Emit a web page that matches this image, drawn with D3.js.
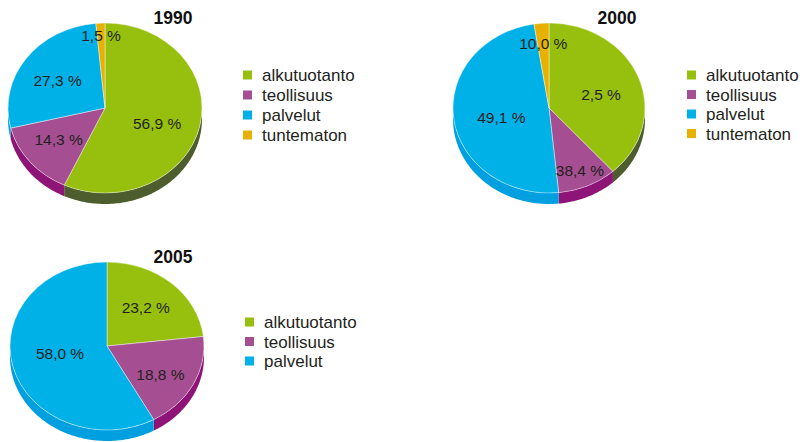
<!DOCTYPE html>
<html><head><meta charset="utf-8">
<script src="https://cdn.jsdelivr.net/npm/d3@7"></script>
<style>html,body{margin:0;padding:0;background:#fff;}svg{display:block;}</style>
</head><body>
<script>
const categories = ["alkutuotanto", "teollisuus", "palvelut", "tuntematon"];
const years = ["1990", "2000", "2005"];
const values1990 = [56.9, 14.3, 27.3, 1.5];
const values2000 = [38.4, 10.0, 49.1, 2.5];
const values2005 = [23.2, 18.8, 58.0];
// labels as printed on each slice in the source picture
const labels1990 = ["56,9 %", "14,3 %", "27,3 %", "1,5 %"];
const labels2000 = ["2,5 %", "38,4 %", "49,1 %", "10,0 %"];
const labels2005 = ["23,2 %", "18,8 %", "58,0 %"];

const topColors = ["#97bf0d", "#a54f92", "#00b1e8", "#e8b100"];
const sideColors = ["#4e5d2e", "#8f1478", "#009fe0", "#c99a00"];

const charts = [
  {year: years[0], values: values1990, labels: labels1990, cx: 105, cy: 108, rx: 97, ry: 85, depth: 11,
   labelR: [0.55, 0.62, 0.6, 0.86], labelDy: [5, -2, 2, 0],
   titleX: 173, titleY: 24, legX: 243, legY: 75, legStep: 20},
  {year: years[1], values: values2000, labels: labels2000, cx: 549, cy: 108, rx: 96, ry: 85, depth: 11,
   labelR: [0.58, 0.8, 0.5, 0.76], labelDy: [4, 0, 4, 0],
   titleX: 617, titleY: 24, legX: 687, legY: 75, legStep: 19.5},
  {year: years[2], values: values2005, labels: labels2005, cx: 107, cy: 346, rx: 97, ry: 84, depth: 11,
   labelR: [0.6, 0.62, 0.5], labelDy: [-1, 4, -3],
   titleX: 173, titleY: 263, legX: 245, legY: 322, legStep: 19.5}
];

const svg = d3.select("body").append("svg").attr("width", 806).attr("height", 442)
  .style("font-family", "'Liberation Sans', Arial, Helvetica, sans-serif");

const pie = d3.pie().sort(null).value(d => d);

function ellipsePts(c, a0, a1, dy) {
  const n = Math.max(2, Math.ceil((a1 - a0) / 0.02));
  const pts = [];
  for (let i = 0; i <= n; i++) {
    const a = a0 + (a1 - a0) * i / n;
    pts.push([c.cx + c.rx * Math.sin(a), c.cy - c.ry * Math.cos(a) + dy]);
  }
  return pts;
}

charts.forEach(c => {
  const g = svg.append("g");
  const arcs = pie(c.values);
  // side walls (front half: angles between PI/2 and 3PI/2)
  arcs.forEach((d, i) => {
    const a0 = Math.max(d.startAngle, Math.PI / 2);
    const a1 = Math.min(d.endAngle, 3 * Math.PI / 2);
    if (a1 <= a0) return;
    const top = ellipsePts(c, a0, a1, 0);
    const bot = ellipsePts(c, a0, a1, c.depth).reverse();
    g.append("path")
      .attr("d", d3.line()(top.concat(bot)) + "Z")
      .attr("fill", sideColors[i]);
  });
  // top face
  const arc = d3.arc().innerRadius(0).outerRadius(c.rx);
  const face = g.append("g").attr("transform", `translate(${c.cx},${c.cy}) scale(1,${c.ry / c.rx})`);
  face.selectAll("path").data(arcs).join("path")
    .attr("d", arc)
    .attr("fill", (d, i) => topColors[i])
    .attr("stroke", "#ffffff").attr("stroke-width", 0.6)
    .attr("vector-effect", "non-scaling-stroke")
    .attr("stroke-opacity", 0.7);
  // labels
  arcs.forEach((d, i) => {
    const m = (d.startAngle + d.endAngle) / 2;
    const r = c.labelR[i];
    g.append("text")
      .attr("x", c.cx + c.rx * r * Math.sin(m))
      .attr("y", c.cy - c.ry * r * Math.cos(m) + c.labelDy[i])
      .attr("dy", "0.36em")
      .attr("text-anchor", "middle")
      .attr("font-size", 15.5)
      .attr("fill", "#231f20")
      .text(c.labels[i]);
  });
  // title
  g.append("text").attr("x", c.titleX).attr("y", c.titleY)
    .attr("text-anchor", "middle").attr("font-size", 17.5).attr("font-weight", "bold")
    .attr("fill", "#111").text(c.year);
  // legend
  const leg = g.append("g");
  c.values.forEach((v, i) => {
    const y = c.legY + i * c.legStep;
    leg.append("rect").attr("x", c.legX).attr("y", y - 4.5).attr("width", 9).attr("height", 9)
      .attr("fill", topColors[i]);
    leg.append("text").attr("x", c.legX + 19).attr("y", y).attr("dy", "0.36em")
      .attr("font-size", 17).attr("fill", "#231f20").text(categories[i]);
  });
});
</script>
</body></html>
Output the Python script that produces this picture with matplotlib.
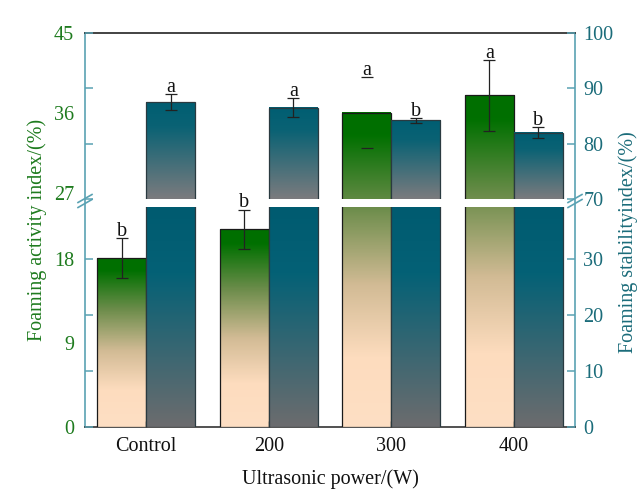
import numpy as np
import matplotlib
matplotlib.use('Agg')
import matplotlib.pyplot as plt
from matplotlib.colors import LinearSegmentedColormap

plt.rcParams['font.family'] = ['Liberation Serif', 'DejaVu Serif']

# ---------------- data ----------------
categories = ['Control', '200', '300', '400']
activity = [18.1, 21.2, 36.0, 38.0]
activity_err = [2.1, 2.1, 4.0, 4.0]
activity_letters = ['b', 'b', 'a', 'a']
stability = [87.5, 86.5, 84.2, 82.0]
stability_err = [1.5, 1.7, 0.4, 1.0]
stability_letters = ['a', 'a', 'b', 'b']

left_ticks_low = [0, 9, 18]
left_ticks_high = [27, 36, 45]
right_ticks_low = [0, 10, 20, 30]
right_ticks_high = [70, 80, 90, 100]

# ---------------- style ----------------
GREEN_TXT = '#1e7b1e'
TEAL_TXT = '#1b6c7a'
SPINE_TEAL = '#5aa2b3'
FS = 14.5
W, H = 640, 491

green_cmap = LinearSegmentedColormap.from_list('g', [
    (0.0, '#006f00'), (0.07, '#007000'), (0.30, '#6b8c4a'),
    (0.55, '#d2bb95'), (0.78, '#fddcbe'), (1.0, '#fedfc4')])
teal_up_cmap = LinearSegmentedColormap.from_list('tu', [
    (0.0, '#005e72'), (0.25, '#0a6274'), (1.0, '#7b7b7e')])
teal_lo_cmap = LinearSegmentedColormap.from_list('tl', [
    (0.0, '#005b70'), (0.30, '#046176'), (1.0, '#6c6c6e')])


def rect(x0, y0, x1, y1):
    return [x0 / W, 1 - y1 / H, (x1 - x0) / W, (y1 - y0) / H]


fig = plt.figure(figsize=(6.4, 4.91), dpi=100)
fig.patch.set_facecolor('white')

frame = fig.add_axes(rect(85, 33, 575, 427))
frame.set_xticks([])
frame.set_yticks([])
frame.spines['top'].set_color('#222222')
frame.spines['bottom'].set_color('#333333')
frame.spines['left'].set_color(SPINE_TEAL)
frame.spines['right'].set_color(SPINE_TEAL)
for s in frame.spines.values():
    s.set_linewidth(1.2)

ax_lt = fig.add_axes(rect(85, 33, 575, 199))
ax_lb = fig.add_axes(rect(85, 207, 575, 427))
for ax in (ax_lt, ax_lb):
    ax.patch.set_visible(False)
    for s in ax.spines.values():
        s.set_visible(False)
ax_rt = ax_lt.twinx()
ax_rb = ax_lb.twinx()
for ax in (ax_rt, ax_rb):
    ax.patch.set_visible(False)
    for s in ax.spines.values():
        s.set_visible(False)

xs = np.arange(len(categories))
bw = 0.4
for ax in (ax_lt, ax_lb, ax_rt, ax_rb):
    ax.set_autoscale_on(False)
    ax.set_xlim(-0.5, 3.5)
ax_lt.set_ylim(26.3, 45)
ax_rt.set_ylim(70, 100)
ax_lb.set_ylim(0, 23.57)
ax_rb.set_ylim(0, 39.3)


def disp_y(ax, y):
    return ax.transData.transform((0, y))[1]


def grad_image(ax, xc, lo, hi, cmap, top_d, bot_d):
    n = 300
    ys = np.linspace(hi, lo, n)
    d = np.array([disp_y(ax, y) for y in ys])
    f = np.clip((top_d - d) / (top_d - bot_d), 0, 1)
    img = cmap(f)[:, None, :]
    ax.imshow(img, extent=[xc - bw / 2, xc + bw / 2, lo, hi], aspect='auto',
              origin='upper', interpolation='bilinear', zorder=1)


# ---------- green bars (activity, left axes) ----------
bot_disp = disp_y(ax_lb, 0)
for i, v in enumerate(activity):
    xc = xs[i] - bw / 2
    top_ax = ax_lt if v > ax_lt.get_ylim()[0] else ax_lb
    top_d = disp_y(top_ax, v)
    for ax in (ax_lt, ax_lb):
        y0, y1 = ax.get_ylim()
        lo, hi = max(y0, 0), min(y1, v)
        if hi > lo:
            grad_image(ax, xc, lo, hi, green_cmap, top_d, bot_disp)
            ax.bar(xc, v, bw, fill=False, edgecolor='#1a1a1a', linewidth=0.9, zorder=2)
        ax.errorbar(xc, v, yerr=activity_err[i], fmt='none', ecolor='#222222',
                    elinewidth=0 if i == 2 else 0.9, capsize=4, capthick=0.9, zorder=3)
    ytxt = v + activity_err[i]
    tax = ax_lt if ytxt > ax_lt.get_ylim()[0] else ax_lb
    tax.annotate(activity_letters[i], (xc, ytxt), xytext=(0, 1.5),
                 textcoords='offset points', ha='center', va='baseline',
                 fontsize=FS, color='#111111', zorder=4)

# ---------- teal bars (stability, right axes) ----------
for i, v in enumerate(stability):
    xc = xs[i] + bw / 2
    # upper segment
    y0, y1 = ax_rt.get_ylim()
    grad_image(ax_rt, xc, y0, min(v, y1), teal_up_cmap, disp_y(ax_rt, v), disp_y(ax_rt, y0))
    ax_rt.bar(xc, v, bw, fill=False, edgecolor='#2a3a40', linewidth=0.9, zorder=2)
    # lower segment
    y0, y1 = ax_rb.get_ylim()
    grad_image(ax_rb, xc, 0, y1, teal_lo_cmap, disp_y(ax_rb, y1), disp_y(ax_rb, 0))
    ax_rb.bar(xc, v, bw, fill=False, edgecolor='#2a3a40', linewidth=0.9, zorder=2)
    ax_rt.errorbar(xc, v, yerr=stability_err[i], fmt='none', ecolor='#222222',
                   elinewidth=0.9, capsize=4, capthick=0.9, zorder=3)
    ax_rt.annotate(stability_letters[i], (xc, v + stability_err[i]), xytext=(0, 1.5),
                   textcoords='offset points', ha='center', va='baseline',
                   fontsize=FS, color='#111111', zorder=4)

for ax in (ax_lt, ax_lb, ax_rt, ax_rb):
    ax.set_xlim(-0.5, 3.5)
ax_lt.set_ylim(26.3, 45)
ax_rt.set_ylim(70, 100)
ax_lb.set_ylim(0, 23.57)
ax_rb.set_ylim(0, 39.3)

# ---------- ticks ----------
ax_lt.set_yticks(left_ticks_high)
ax_lb.set_yticks(left_ticks_low)
for ax in (ax_lt, ax_lb):
    ax.tick_params(axis='y', length=0, pad=8, labelcolor=GREEN_TXT, labelsize=FS)
ax_lt.tick_params(axis='x', bottom=False, labelbottom=False)

ax_rt.set_yticks(right_ticks_high)
ax_rb.set_yticks(right_ticks_low)
for ax in (ax_rt, ax_rb):
    ax.yaxis.set_ticks_position('both')
    ax.tick_params(axis='y', left=True, right=True, labelleft=False, labelright=True,
                   direction='in', length=6, width=1.1, color=SPINE_TEAL,
                   pad=6, labelcolor=TEAL_TXT, labelsize=FS)

ax_lb.set_xticks(xs)
ax_lb.set_xticklabels(categories)
ax_lb.tick_params(axis='x', direction='in', length=4, width=1.0, color='#333333',
                  pad=7, labelsize=FS, labelcolor='#111111')

# ---------- labels ----------
fig.text(330 / W, 1 - 479 / H, 'Ultrasonic power/(W)', ha='center', va='center',
         fontsize=FS, color='#111111')
fig.text(37 / W, 1 - 230 / H, 'Foaming activity index/(%)', ha='center', va='center',
         rotation=90, fontsize=FS, color=GREEN_TXT)
fig.text(628 / W, 1 - 242 / H, 'Foaming stabilityindex/(%)', ha='center', va='center',
         rotation=90, fontsize=FS, color=TEAL_TXT)

# ---------- break marks ----------
for xb in (85, 575):
    for dy in (-2.5, 2.5):
        fig.add_artist(plt.Line2D([(xb - 7) / W, (xb + 7) / W],
                                  [1 - (205 + dy) / H, 1 - (197 + dy) / H],
                                  color=SPINE_TEAL, lw=1.2))

fig.savefig('out.png', dpi=100, facecolor='white')
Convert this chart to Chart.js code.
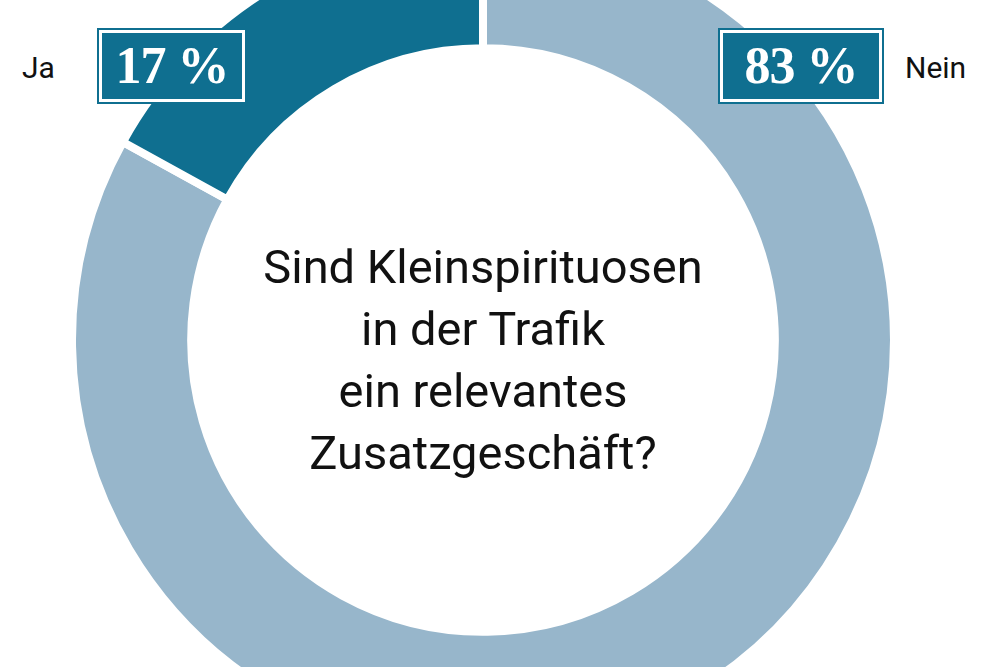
<!DOCTYPE html>
<html><head><meta charset="utf-8">
<script src="https://cdn.jsdelivr.net/npm/chart.js@4/dist/chart.umd.min.js"></script>
<style>
body{margin:0;width:1000px;height:667px;overflow:hidden;background:#fff;position:relative;font-family:Roboto,sans-serif}
#wrap{position:absolute;left:68px;top:-75px;width:830px;height:830px}
.box{position:absolute;top:30px;height:66px;background:#0f6f90;border:3px solid #fff;outline:2px solid #0f6f90;color:#fff;font:bold 52px "Liberation Serif",serif;line-height:66px;text-align:center;letter-spacing:-1px}
.lbl{position:absolute;top:50px;font-size:30px;color:#111}
#q{position:absolute;left:133px;top:236px;width:700px;text-align:center;font-size:47px;line-height:62px;color:#111}
</style></head><body>
<div id="wrap"><canvas id="c" width="830" height="830"></canvas></div>
<div class="lbl" style="left:22px">Ja</div>
<div class="box" style="left:99px;width:140px">17 %</div>
<div class="box" style="left:720px;width:156px">83 %</div>
<div class="lbl" style="left:905px">Nein</div>
<div id="q">Sind Kleinspirituosen<br>in der Trafik<br>ein relevantes<br>Zusatzgeschäft?</div>
<script>
// Anteile aus der Grafik
const categories = ["Nein", "Ja"];
const values = [83, 17];
const colors = ["#97b6cb", "#0f6f90"];

new Chart(document.getElementById("c").getContext("2d"), {
  type: "doughnut",
  data: {
    labels: categories,
    datasets: [{ data: values, backgroundColor: colors, borderColor: "#fff", borderWidth: 8 }]
  },
  options: {
    responsive: false,
    animation: false,
    cutout: "71%",
    plugins: { legend: { display: false }, tooltip: { enabled: false } }
  }
});
</script>
</body></html>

__________

Exercise aim: Output only these lines, word for word: the line containing "Convert this chart to Chart.js code." and every line after it through the last line of the data. Omit the pictures.

Problem solution:
Convert this chart to Chart.js code.
<!DOCTYPE html>
<html><head><meta charset="utf-8">
<script src="https://cdn.jsdelivr.net/npm/chart.js@4/dist/chart.umd.min.js"></script>
<style>
body{margin:0;width:1000px;height:667px;overflow:hidden;background:#fff;position:relative;font-family:Roboto,sans-serif}
#wrap{position:absolute;left:68px;top:-75px;width:830px;height:830px}
.box{position:absolute;top:30px;height:66px;background:#0f6f90;border:3px solid #fff;outline:2px solid #0f6f90;color:#fff;font:bold 52px "Liberation Serif",serif;line-height:66px;text-align:center;letter-spacing:-1px}
.lbl{position:absolute;top:50px;font-size:30px;color:#111}
#q{position:absolute;left:133px;top:236px;width:700px;text-align:center;font-size:47px;line-height:62px;color:#111}
</style></head><body>
<div id="wrap"><canvas id="c" width="830" height="830"></canvas></div>
<div class="lbl" style="left:22px">Ja</div>
<div class="box" style="left:99px;width:140px">17 %</div>
<div class="box" style="left:720px;width:156px">83 %</div>
<div class="lbl" style="left:905px">Nein</div>
<div id="q">Sind Kleinspirituosen<br>in der Trafik<br>ein relevantes<br>Zusatzgeschäft?</div>
<script>
// Anteile aus der Grafik
const categories = ["Nein", "Ja"];
const values = [83, 17];
const colors = ["#97b6cb", "#0f6f90"];

new Chart(document.getElementById("c").getContext("2d"), {
  type: "doughnut",
  data: {
    labels: categories,
    datasets: [{ data: values, backgroundColor: colors, borderColor: "#fff", borderWidth: 8 }]
  },
  options: {
    responsive: false,
    animation: false,
    cutout: "71%",
    plugins: { legend: { display: false }, tooltip: { enabled: false } }
  }
});
</script>
</body></html>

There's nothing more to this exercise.